Т.Ю. Запоев считает, что "образ Китая, сложившийся в творчестве В.Г. Белинского, благодаря своему априорно-теоретическому происхождению и особой идеологической нагруженности был в значительной мере далек от реальности" [6, С.148]. Значение Китая философ видел в том, что в нем "человечество впервые из состояния семейственности перешло в состояние общественности, государственности ... Китай выразил собой идею первого гражданского общества, чему подтверждением служат его постановления, нравы, само отсутствие религии, бедный язык, где один звук выражает 50 совершенно различных понятий, иероглифическое письмо - самое, наконец, презрение к другим народам как к варварам" [6, С. 150]. "Китай существует для человечества меньше, чем китайский чай", поэтому, если китайцы и грамотны, то "при своей грамотности ужасные невежды и обскуранты. А если в Китае и может родиться поэт с организацией и духом Шиллера, он Шиллером никогда не будет, останется китайцем: он выразит своими творениями бедное содержание китайской жизни в уродливых китайских формах; китайцы будут им восхищаться, но европеец не поймет его ни в подлиннике, ни в лучшем переводе" [6, С.151]. Столь резкие оценки были свойственны многим российским либералам, идеалом которых было утверждение свободы личности во всех сферах общественного развития. Западники видели будущее своей страны в приобщении только к системе ценностей Европы, ее политическим и социальным институтам.
Основательность и широкое использование первоисточников российскими китаеведами XIX в. привлекли к себе значительный интерес и внимание неординарных представителей общественных и литературных кругов России. С исследователями, к примеру с Н.Я. Бичуриным, встречались и получали сведения о Китае такие известные деятели и писатели, как А.С. Пушкин, И.А. Крылов, В.Г. Белинский, А.И. Герцен, И.И. Панаев, В.Ф. Одоевский, О.И. Сенковский, О.М. Сомов, Н.А. Полевой, И.А. Гончаров, П.А. Плетнев, П.А. Вяземский, С.М. Шевырев, М.П. Погодин, Г.И. Спасский, А.А. Краевский и другие. Многие издания того времени печатали рецензии на труды и переводы Н.Я. Бичурина, которым критики в большинстве своем давали высокие оценки, подчеркивая их научное значение. Благодаря силе его творческого влияния в литературных произведениях того времени сквозит если не серьезный интерес, то, по крайней мере, увлеченность Китаем и его культурой.

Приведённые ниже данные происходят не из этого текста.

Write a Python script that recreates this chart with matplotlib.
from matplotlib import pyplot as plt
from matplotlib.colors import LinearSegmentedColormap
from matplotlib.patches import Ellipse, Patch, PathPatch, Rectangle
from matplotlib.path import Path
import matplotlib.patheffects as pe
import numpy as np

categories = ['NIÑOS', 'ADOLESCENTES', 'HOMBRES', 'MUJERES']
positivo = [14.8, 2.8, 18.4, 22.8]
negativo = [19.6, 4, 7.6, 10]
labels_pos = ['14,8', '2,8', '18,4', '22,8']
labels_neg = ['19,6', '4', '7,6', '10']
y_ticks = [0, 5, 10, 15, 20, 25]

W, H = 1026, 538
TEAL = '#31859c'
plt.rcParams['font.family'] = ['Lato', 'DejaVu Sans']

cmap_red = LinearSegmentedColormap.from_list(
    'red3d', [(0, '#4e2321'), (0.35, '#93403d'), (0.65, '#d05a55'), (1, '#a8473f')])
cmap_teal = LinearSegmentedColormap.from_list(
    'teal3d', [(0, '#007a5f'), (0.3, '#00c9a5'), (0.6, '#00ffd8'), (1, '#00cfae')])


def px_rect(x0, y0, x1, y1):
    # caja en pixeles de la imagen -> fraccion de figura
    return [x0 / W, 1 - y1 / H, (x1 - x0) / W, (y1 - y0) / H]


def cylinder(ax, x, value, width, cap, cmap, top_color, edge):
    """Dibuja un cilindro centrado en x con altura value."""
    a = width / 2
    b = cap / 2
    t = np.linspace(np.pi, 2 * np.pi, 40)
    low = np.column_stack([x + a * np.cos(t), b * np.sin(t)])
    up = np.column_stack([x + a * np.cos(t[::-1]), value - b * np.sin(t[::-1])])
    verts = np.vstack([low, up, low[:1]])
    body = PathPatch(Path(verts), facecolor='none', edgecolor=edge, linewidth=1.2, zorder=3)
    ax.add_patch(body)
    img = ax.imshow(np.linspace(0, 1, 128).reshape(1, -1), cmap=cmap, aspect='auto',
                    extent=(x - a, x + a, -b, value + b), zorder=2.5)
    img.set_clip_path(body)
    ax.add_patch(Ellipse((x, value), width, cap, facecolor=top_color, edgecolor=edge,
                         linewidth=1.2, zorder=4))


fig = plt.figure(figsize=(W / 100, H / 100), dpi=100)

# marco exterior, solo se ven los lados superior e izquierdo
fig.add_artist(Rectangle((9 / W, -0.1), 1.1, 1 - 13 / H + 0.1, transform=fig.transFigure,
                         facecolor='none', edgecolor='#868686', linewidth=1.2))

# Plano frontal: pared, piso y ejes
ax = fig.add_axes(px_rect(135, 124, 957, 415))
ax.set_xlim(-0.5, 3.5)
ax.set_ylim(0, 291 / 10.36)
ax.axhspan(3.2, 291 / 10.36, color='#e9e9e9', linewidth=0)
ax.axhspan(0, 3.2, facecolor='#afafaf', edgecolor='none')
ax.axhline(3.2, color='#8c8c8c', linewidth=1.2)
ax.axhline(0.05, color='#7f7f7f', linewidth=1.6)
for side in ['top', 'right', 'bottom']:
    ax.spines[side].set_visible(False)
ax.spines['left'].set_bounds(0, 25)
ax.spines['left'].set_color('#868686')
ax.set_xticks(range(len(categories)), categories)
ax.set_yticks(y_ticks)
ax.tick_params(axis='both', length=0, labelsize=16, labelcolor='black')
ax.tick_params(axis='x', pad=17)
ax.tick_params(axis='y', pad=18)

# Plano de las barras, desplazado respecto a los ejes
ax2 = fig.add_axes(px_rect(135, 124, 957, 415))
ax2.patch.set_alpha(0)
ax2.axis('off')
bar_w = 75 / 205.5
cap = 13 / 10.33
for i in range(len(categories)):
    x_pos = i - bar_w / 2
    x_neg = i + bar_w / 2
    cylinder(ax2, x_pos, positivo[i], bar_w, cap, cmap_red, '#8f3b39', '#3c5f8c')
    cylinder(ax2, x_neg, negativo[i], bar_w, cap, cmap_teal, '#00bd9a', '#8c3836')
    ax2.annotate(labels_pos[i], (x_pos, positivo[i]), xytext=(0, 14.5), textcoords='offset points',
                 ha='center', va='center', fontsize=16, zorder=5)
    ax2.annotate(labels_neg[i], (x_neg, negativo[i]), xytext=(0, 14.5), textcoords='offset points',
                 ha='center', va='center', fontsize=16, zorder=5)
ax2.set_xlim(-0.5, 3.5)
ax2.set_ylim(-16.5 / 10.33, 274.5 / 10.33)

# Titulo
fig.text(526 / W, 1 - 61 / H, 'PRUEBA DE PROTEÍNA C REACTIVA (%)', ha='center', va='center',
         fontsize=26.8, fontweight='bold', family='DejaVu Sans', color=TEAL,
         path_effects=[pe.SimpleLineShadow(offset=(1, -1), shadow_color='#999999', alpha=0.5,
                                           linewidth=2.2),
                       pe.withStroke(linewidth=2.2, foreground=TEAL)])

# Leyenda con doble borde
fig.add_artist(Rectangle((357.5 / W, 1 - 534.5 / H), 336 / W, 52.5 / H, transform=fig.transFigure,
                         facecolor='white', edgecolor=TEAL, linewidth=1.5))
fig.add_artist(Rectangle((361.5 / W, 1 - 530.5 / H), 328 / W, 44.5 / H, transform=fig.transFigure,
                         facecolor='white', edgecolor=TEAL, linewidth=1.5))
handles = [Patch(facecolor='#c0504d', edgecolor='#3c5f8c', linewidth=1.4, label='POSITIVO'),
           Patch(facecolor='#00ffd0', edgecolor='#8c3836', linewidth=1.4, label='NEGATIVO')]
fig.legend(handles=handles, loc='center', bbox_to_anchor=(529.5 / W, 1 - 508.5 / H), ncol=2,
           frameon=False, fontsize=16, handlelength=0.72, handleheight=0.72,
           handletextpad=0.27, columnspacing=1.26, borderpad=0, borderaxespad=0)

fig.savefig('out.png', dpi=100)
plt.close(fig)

Уже не одно столетие Китай привлекал пристальное внимание Европы и России, ощущающих потребность не только в познании общей картины исторического прошлого азиатских народов, но и "знакомстве" с конкретными носителями их культурного наследия. Газетные и журнальные статьи не содержали глубоких аналитических справок о событиях и их участниках, но, применяя художественные приемы, все же делали попытку раскрыть индивидуальность конкретного человека и увидеть в преломлении его жизни определенную эпоху. Если в ХУШ в. навязывалась система статичных стереотипных образов, то информация периодической печати следующего столетия наполнена не только легендарными и мифическими персонажами, но и лишенными мистического ореола "лицами" современников. Российского читателя, в большинстве своем не сведущего в нюансах развития собственных политических институтов и специфике политических течений, публицисты могли заинтересовать перипетиями китайских внутригосударственных дел исключительно занимательными сюжетами. В связи с этим страницы журналов наполнялись биографическими характеристиками наиболее влиятельных лиц.
Среди политических лидеров, руководивших судьбой Цинского государства второй половины XIX - начала XX вв., одно из видных мест принадлежит императрице Цы Си [3].
Авторы-публицисты останавливались лишь на ярких событиях, раскрывающих специфику восточного культурно-исторического фона. Это в определенной степени объясняет повышенный интерес к жизни легендарной правительницы, являющей собой один из наиболее колоритных образов истории Китая. Из политиков Цинской империи, игравших не менее заметную роль, наибольший интерес российских исследователей пробуждал и Ли Хунчжан. Некогда скромный писарь, не принадлежащий маньчжурскому роду, сделался могущественным человеком, "которого боятся и воле которого повинуются четыреста миллионов человеческих существ" [7, С.83]. Обладая "гибким и проницательным умом, свободным от сомнений и предрассудков", он смог "выступить примирителем империи и спасителем трона", за что был назван публицистами "китайским Бисмарком" [7, С.84]. Писали также и о министре иностранных дел Кан Ювэе, возглавившем реформистскую партию. Уникальность этого человека заключалась в том, что, обладая глубокими знаниями западной культуры, он оставался истинным китайцем. Для демократически настроенного читателя на страницах наиболее "смелых" российских периодических изданий появлялись статьи об оппозиционных силах в сопредельных государствах. Примером служила Китайская революционная партия доктора Сунь Ятсена, действия которой были широки, научны и современны. Происходящие в начале XX в. на Дальнем Востоке события показали, что не прошли еще те времена, когда удачливый и предприимчивый человек мог сделаться повелителем целой страны. Ряд изданий регулярно помещал небольшие очерки о Юань Шикае. Взлеты на вершину власти неоднократно сменялись падениями, поэтому его личность вызывала необыкновенный интерес российской общественности. Сложность создания образов политиков заключалась в том, что на основе исключительно публицистических материалов, отличающихся противоречивостью, трудно однозначно охарактеризовать неординарные натуры, но в конце XIX - начале XX вв. читатели не располагали иными источниками.
общественно-политические и специализированные издания свою главную задачу видели в максимально возможном достоверном информировании читателей о событиях внутригосударственной и международной жизни.